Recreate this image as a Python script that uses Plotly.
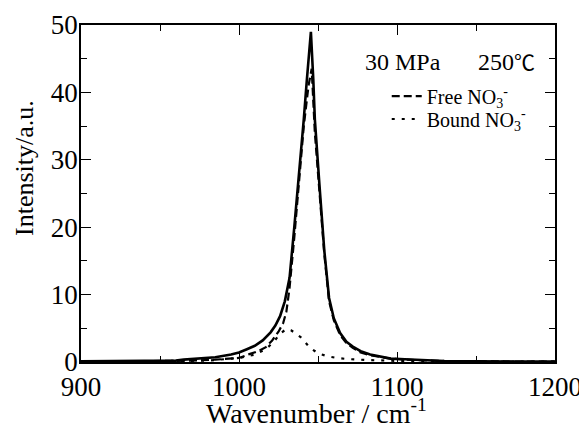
import plotly.graph_objects as go

# ---- data ----
wn_total = [900, 920, 940, 960, 965, 975, 985, 995, 1000, 1005, 1010, 1015, 1020, 1023, 1026, 1029,
            1032, 1035, 1038, 1041, 1043, 1045.5, 1047, 1048, 1051, 1054, 1057, 1060, 1064, 1068,
            1072, 1077, 1083, 1090, 1096, 1105, 1115, 1130, 1150, 1170, 1200]
total = [0.1, 0.15, 0.1, 0.2, 0.35, 0.5, 0.7, 1.1, 1.4, 1.9, 2.4, 3.2, 4.4, 5.4, 6.8, 9.0,
         12.5, 20.0, 27.5, 36.0, 42.0, 49.0, 42.0, 36.0, 26.0, 16.5, 9.5, 6.5, 4.3, 3.0,
         2.3, 1.6, 1.1, 0.8, 0.5, 0.4, 0.3, 0.15, 0.1, 0.1, 0.05]

wn_free = [900, 950, 970, 985, 995, 1000, 1007, 1012, 1017, 1021, 1025, 1028, 1030, 1032, 1035,
           1038, 1041, 1044, 1046, 1048, 1051, 1054, 1057, 1060, 1064, 1068, 1072, 1077, 1083,
           1090, 1096, 1105, 1115, 1130, 1150, 1200]
free = [0.05, 0.1, 0.2, 0.35, 0.5, 0.6, 1.2, 1.6, 2.2, 3.2, 4.5, 5.8, 7.5, 11.0, 18.5,
        27.0, 35.0, 41.0, 43.5, 34.0, 25.0, 16.0, 9.0, 6.2, 4.0, 2.8, 2.1, 1.4, 1.0,
        0.7, 0.5, 0.35, 0.25, 0.15, 0.1, 0.05]

wn_bound = [900, 980, 1000, 1010, 1017, 1022, 1026, 1030, 1033, 1036, 1039, 1042, 1045, 1050,
            1056, 1062, 1068, 1080, 1095, 1110, 1200]
bound = [0.05, 0.2, 0.6, 1.1, 1.9, 3.0, 4.2, 4.9, 4.7, 4.2, 3.7, 2.9, 2.1, 1.3,
         0.85, 0.6, 0.45, 0.3, 0.2, 0.1, 0.05]

x_ticks = [900, 1000, 1100, 1200]
y_ticks = [0, 10, 20, 30, 40, 50]

FONT = "Liberation Serif, Times New Roman, serif"

fig = go.Figure()
fig.add_trace(go.Scatter(x=wn_total, y=total, mode="lines", showlegend=False,
                         line=dict(color="black", width=2.6)))
fig.add_trace(go.Scatter(x=wn_free, y=free, mode="lines", name="Free NO<sub>3</sub><sup>-</sup>",
                         legend="legend",
                         line=dict(color="black", width=2.2, dash="8px,4px")))
fig.add_trace(go.Scatter(x=wn_bound, y=bound, mode="lines", name="Bound NO<sub>3</sub><sup>-</sup>",
                         legend="legend2",
                         line=dict(color="black", width=2.2, dash="3px,7px")))

axis_common = dict(showline=True, linecolor="black", linewidth=1.5, mirror="allticks",
                   ticks="inside", tickcolor="black", tickwidth=1.2, ticklen=10,
                   showgrid=False, zeroline=False, ticklabeloverflow="allow",
                   tickfont=dict(family=FONT, size=27, color="black"))

fig.update_xaxes(range=[900, 1200], tickvals=x_ticks, ticktext=[str(v) for v in x_ticks],
                 minor=dict(dtick=50, tick0=900, ticks="inside", ticklen=6, tickcolor="black", tickwidth=1.2),
                 **axis_common)
fig.update_yaxes(range=[0, 50], tickvals=y_ticks, ticktext=[str(v) for v in y_ticks],
                 ticklabelstandoff=-4,
                 minor=dict(dtick=5, tick0=0, ticks="inside", ticklen=6, tickcolor="black", tickwidth=1.2),
                 **axis_common)

leg_common = dict(xanchor="left", yanchor="middle", bgcolor="rgba(0,0,0,0)",
                  font=dict(family=FONT, size=20, color="black"))

fig.update_layout(
    width=579, height=420,
    margin=dict(l=73, r=32, t=17, b=66, autoexpand=False),
    paper_bgcolor="white", plot_bgcolor="white",
    font=dict(family=FONT, color="black"),
    legend=dict(x=0.645, y=0.789, **leg_common),
    legend2=dict(x=0.645, y=0.721, **leg_common),
    annotations=[
        dict(text="Intensity/a.u.", x=-0.118, y=0.576, xref="paper", yref="paper",
             textangle=-90, showarrow=False, xanchor="center", yanchor="middle",
             font=dict(family=FONT, size=26, color="black")),
        dict(text="Wavenumber / cm<sup>-1</sup>", x=0.497, y=-0.147, xref="paper", yref="paper",
             showarrow=False, xanchor="center", yanchor="middle",
             font=dict(family=FONT, size=28, color="black")),
        dict(text="30 MPa", x=0.595, y=0.89, xref="paper", yref="paper",
             showarrow=False, xanchor="left", yanchor="middle",
             font=dict(family=FONT, size=24, color="black")),
        dict(text="250<span style=\"font-family:'Noto Sans CJK JP';font-size:21px\">℃</span>",
             x=0.962, y=0.893, xref="paper", yref="paper",
             showarrow=False, xanchor="right", yanchor="middle",
             font=dict(family=FONT, size=24, color="black")),
    ],
)

fig.write_html("out.html")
--
Repeat the data above exactly, but not the pictures.

## Result of this task
Recreate this image as a Python script that uses Plotly.
import plotly.graph_objects as go

# ---- data ----
wn_total = [900, 920, 940, 960, 965, 975, 985, 995, 1000, 1005, 1010, 1015, 1020, 1023, 1026, 1029,
            1032, 1035, 1038, 1041, 1043, 1045.5, 1047, 1048, 1051, 1054, 1057, 1060, 1064, 1068,
            1072, 1077, 1083, 1090, 1096, 1105, 1115, 1130, 1150, 1170, 1200]
total = [0.1, 0.15, 0.1, 0.2, 0.35, 0.5, 0.7, 1.1, 1.4, 1.9, 2.4, 3.2, 4.4, 5.4, 6.8, 9.0,
         12.5, 20.0, 27.5, 36.0, 42.0, 49.0, 42.0, 36.0, 26.0, 16.5, 9.5, 6.5, 4.3, 3.0,
         2.3, 1.6, 1.1, 0.8, 0.5, 0.4, 0.3, 0.15, 0.1, 0.1, 0.05]

wn_free = [900, 950, 970, 985, 995, 1000, 1007, 1012, 1017, 1021, 1025, 1028, 1030, 1032, 1035,
           1038, 1041, 1044, 1046, 1048, 1051, 1054, 1057, 1060, 1064, 1068, 1072, 1077, 1083,
           1090, 1096, 1105, 1115, 1130, 1150, 1200]
free = [0.05, 0.1, 0.2, 0.35, 0.5, 0.6, 1.2, 1.6, 2.2, 3.2, 4.5, 5.8, 7.5, 11.0, 18.5,
        27.0, 35.0, 41.0, 43.5, 34.0, 25.0, 16.0, 9.0, 6.2, 4.0, 2.8, 2.1, 1.4, 1.0,
        0.7, 0.5, 0.35, 0.25, 0.15, 0.1, 0.05]

wn_bound = [900, 980, 1000, 1010, 1017, 1022, 1026, 1030, 1033, 1036, 1039, 1042, 1045, 1050,
            1056, 1062, 1068, 1080, 1095, 1110, 1200]
bound = [0.05, 0.2, 0.6, 1.1, 1.9, 3.0, 4.2, 4.9, 4.7, 4.2, 3.7, 2.9, 2.1, 1.3,
         0.85, 0.6, 0.45, 0.3, 0.2, 0.1, 0.05]

x_ticks = [900, 1000, 1100, 1200]
y_ticks = [0, 10, 20, 30, 40, 50]

FONT = "Liberation Serif, Times New Roman, serif"

fig = go.Figure()
fig.add_trace(go.Scatter(x=wn_total, y=total, mode="lines", showlegend=False,
                         line=dict(color="black", width=2.6)))
fig.add_trace(go.Scatter(x=wn_free, y=free, mode="lines", name="Free NO<sub>3</sub><sup>-</sup>",
                         legend="legend",
                         line=dict(color="black", width=2.2, dash="8px,4px")))
fig.add_trace(go.Scatter(x=wn_bound, y=bound, mode="lines", name="Bound NO<sub>3</sub><sup>-</sup>",
                         legend="legend2",
                         line=dict(color="black", width=2.2, dash="3px,7px")))

axis_common = dict(showline=True, linecolor="black", linewidth=1.5, mirror="allticks",
                   ticks="inside", tickcolor="black", tickwidth=1.2, ticklen=10,
                   showgrid=False, zeroline=False, ticklabeloverflow="allow",
                   tickfont=dict(family=FONT, size=27, color="black"))

fig.update_xaxes(range=[900, 1200], tickvals=x_ticks, ticktext=[str(v) for v in x_ticks],
                 minor=dict(dtick=50, tick0=900, ticks="inside", ticklen=6, tickcolor="black", tickwidth=1.2),
                 **axis_common)
fig.update_yaxes(range=[0, 50], tickvals=y_ticks, ticktext=[str(v) for v in y_ticks],
                 ticklabelstandoff=-4,
                 minor=dict(dtick=5, tick0=0, ticks="inside", ticklen=6, tickcolor="black", tickwidth=1.2),
                 **axis_common)

leg_common = dict(xanchor="left", yanchor="middle", bgcolor="rgba(0,0,0,0)",
                  font=dict(family=FONT, size=20, color="black"))

fig.update_layout(
    width=579, height=420,
    margin=dict(l=73, r=32, t=17, b=66, autoexpand=False),
    paper_bgcolor="white", plot_bgcolor="white",
    font=dict(family=FONT, color="black"),
    legend=dict(x=0.645, y=0.789, **leg_common),
    legend2=dict(x=0.645, y=0.721, **leg_common),
    annotations=[
        dict(text="Intensity/a.u.", x=-0.118, y=0.576, xref="paper", yref="paper",
             textangle=-90, showarrow=False, xanchor="center", yanchor="middle",
             font=dict(family=FONT, size=26, color="black")),
        dict(text="Wavenumber / cm<sup>-1</sup>", x=0.497, y=-0.147, xref="paper", yref="paper",
             showarrow=False, xanchor="center", yanchor="middle",
             font=dict(family=FONT, size=28, color="black")),
        dict(text="30 MPa", x=0.595, y=0.89, xref="paper", yref="paper",
             showarrow=False, xanchor="left", yanchor="middle",
             font=dict(family=FONT, size=24, color="black")),
        dict(text="250<span style=\"font-family:'Noto Sans CJK JP';font-size:21px\">℃</span>",
             x=0.962, y=0.893, xref="paper", yref="paper",
             showarrow=False, xanchor="right", yanchor="middle",
             font=dict(family=FONT, size=24, color="black")),
    ],
)

fig.write_html("out.html")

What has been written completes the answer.